An online search for ‘Esprit Park’ reinforces the common misconception that the commons is a dog park. 

“This park is an amazing dog park and great exercise park for people!,”  reports Google reviews. 

“Pretty cute dog park,” reads a Yelp review.

Though the southern meadow has been designated a dog-free “family meadow,” that doesn’t mean that it’ll actually be free of dogs, a point highlighted by Irma Lewis, president of Friends of Esprit Park, a park advocacy group. 

Under municipal guidelines, licensed service animals – such as seeing-eye dogs – and “support animals” are allowed in public buildings and spaces, including Esprit Park’s dog-free zone. While a service animal is defined as a dog – or miniature horse – that’s been rigorously trained to perform a specific task, a support animal can be any species and requires no training. San Francisco stopped registering emotional support animals in 2022; however, there’s no distinction between service and support animals in terms of their right to access public spaces.

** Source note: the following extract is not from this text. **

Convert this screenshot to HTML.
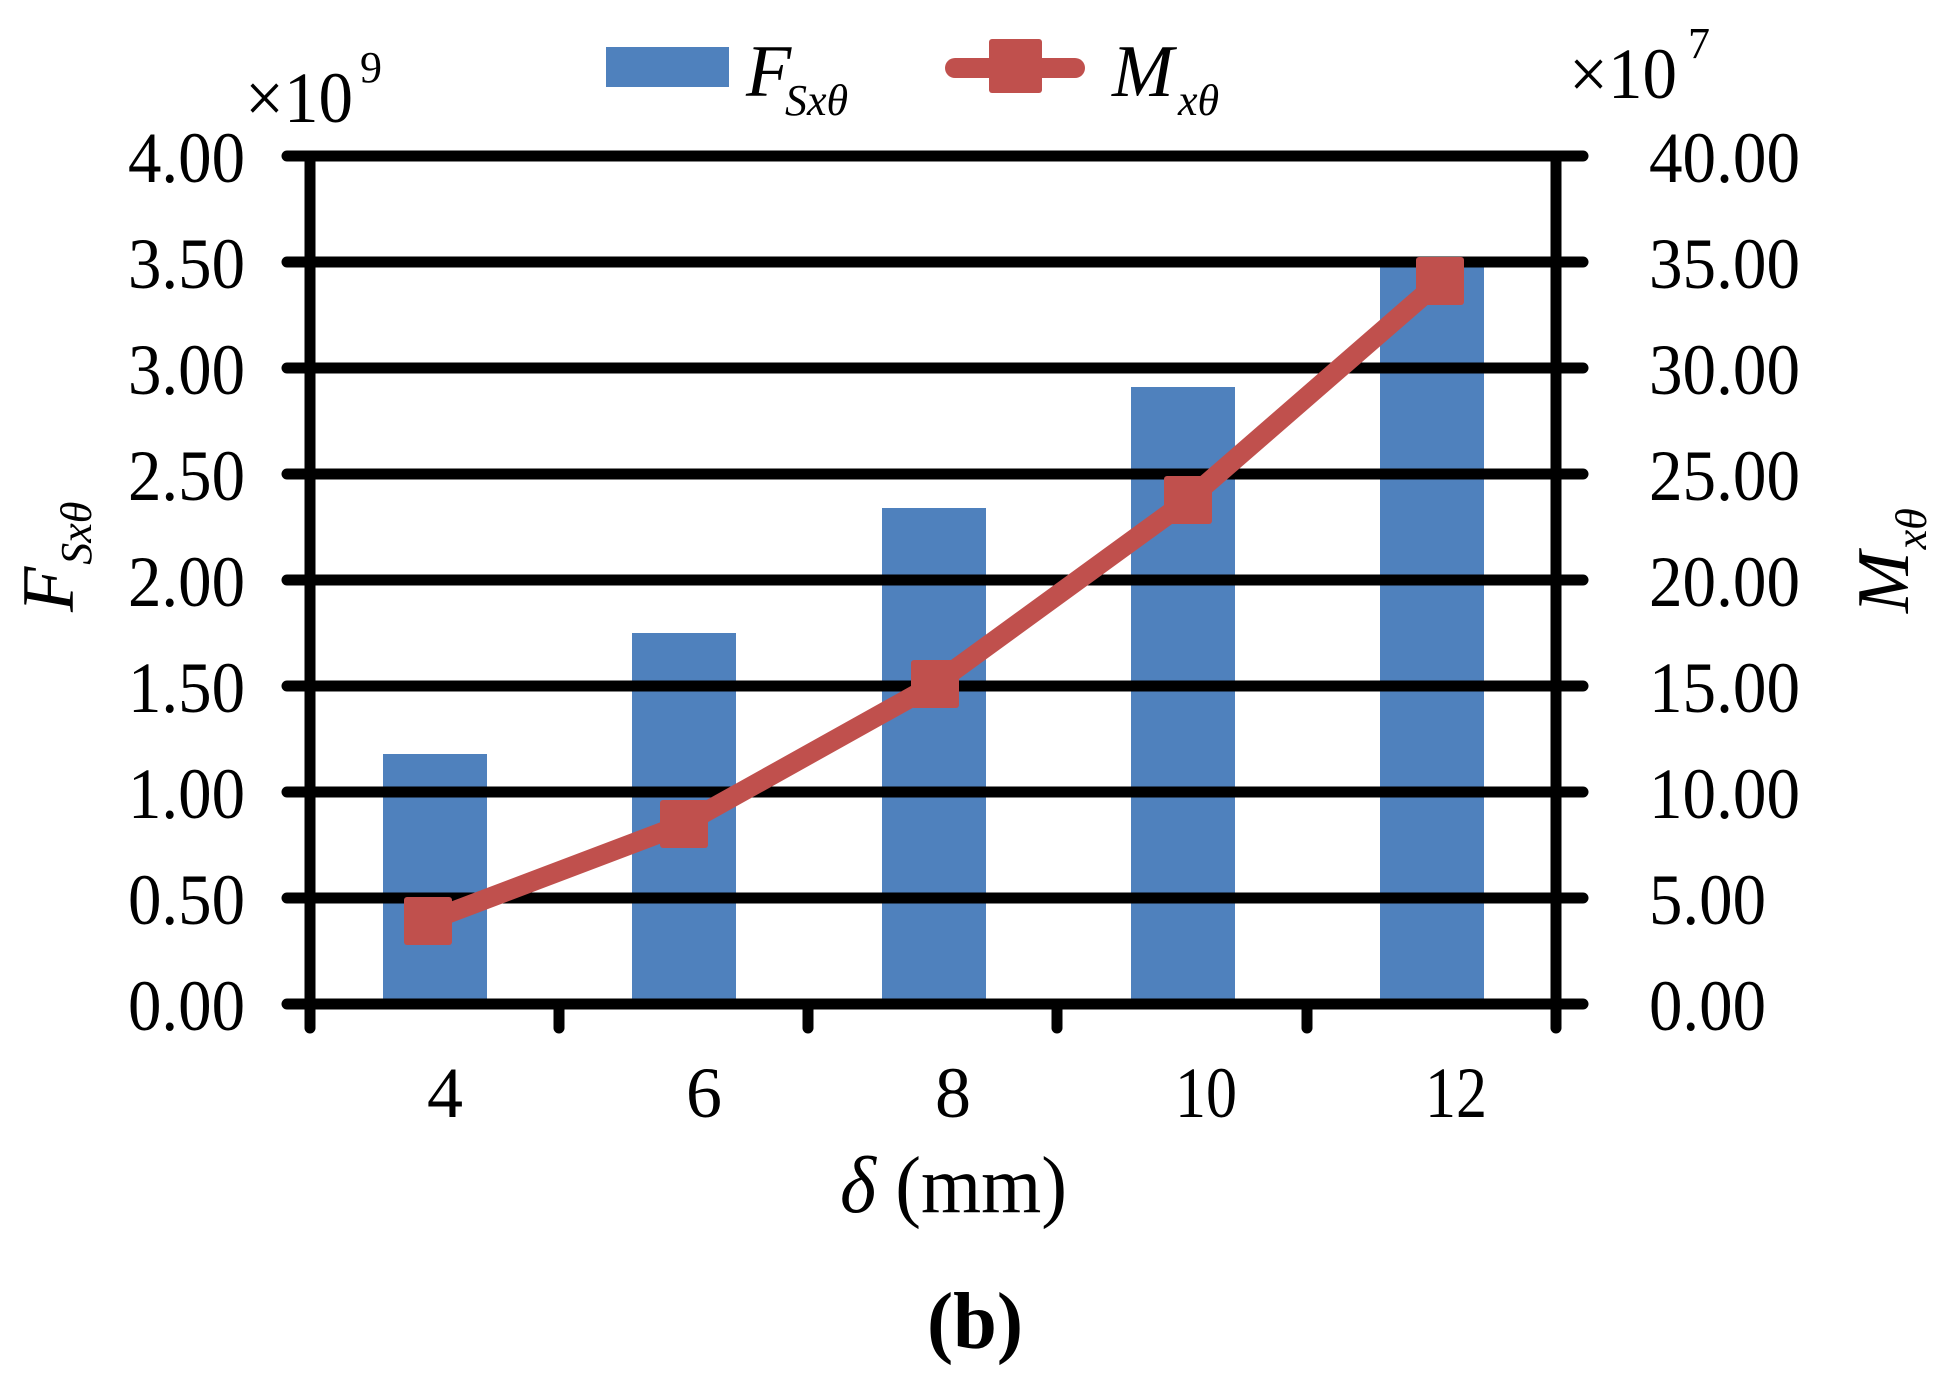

In all cases, service and support animals must be “under control,” meaning “house-trained” and “in most cases…[on] a leash.”  

Lewis, accompanied by her dog, which stood calmly amongst a crowd of roughly 90 people at the groundbreaking ceremony, noted key differences between dog owners. She drew a distinction between a hypothetical senior that brings a canine to the park on a daily walk for personal exercise as compared with a dog owner that uses Esprit to exercise their animal. The senior, Lewis observed, “doesn’t need to be around running dogs,” indicating the importance of having a place for an owner and their dog to enjoy without being subject to more energetic animal behavior, as is the case in an off-leash dog area. 

Lewis hoped that signage clearly demarcating off-leash from non-off-leash areas will lead to an improved park experience.  

“It’s really important to make it a place for neighbors who want to share the space,” Lewis said.

“From friction comes diamonds,” said Phil Ginsburg, RPD General Manager, at the groundbreaking, acknowledging varied park needs and perspectives. “You are engaged and that is a sign about how important this space is to this community. If every neighborhood had the kind of civic engagement, and passion, and caring about our public spaces that this community models, I think our City would be a better place.” 

“It was a long road to get here,” Walton said. “People power is how we get things done in this community…we are going to see this space become more amazing than it already is.”

“This has not been an easy road,” said Francesca Vega, Vice Chancellor of the University of California, San Francisco. “I want to thank you for your engagement, for your brutal honesty.”

“One of my mother’s favorite expressions was: ‘the difference between involvement and commitment [is], if you look at a plate of bacon and eggs, the chicken is involved, but the pig was committed.’ I look around here, and all I see are committed people,” Julie Christensen, Executive Director of the Dogpatch and NW Potrero Hill Green Benefit District, said. 

Melissa, Bonnie, and Kristin had their dogs laying leisurely by their feet during the ceremony. Melissa said she’d been coming to the park daily for more than five years, led by her pet, Lola. The three friends said Esprit has created a community of dog owners, with both people and animals making friends. 

“Lola loves the park,” said Kristin.

Nikita Khetan of Red Bridge school, whose students assisted in the groundbreaking, was asked whether the presence of dogs in Esprit Park had ever prompted concerns. Khetan declined to characterize dogs as threatening, instead remarking that “we are always alert to aspects of a public area,” while noting that Crane Cove Park is used by the school more frequently since it’s closer to campus. 

Departing the groundbreaking, the sense optimism in the air was tempered, only slightly from your correspondent’s perspective, by a shoe bearing the unmistakable imprint, and smell, of something that shouldn’t have been left on the grass.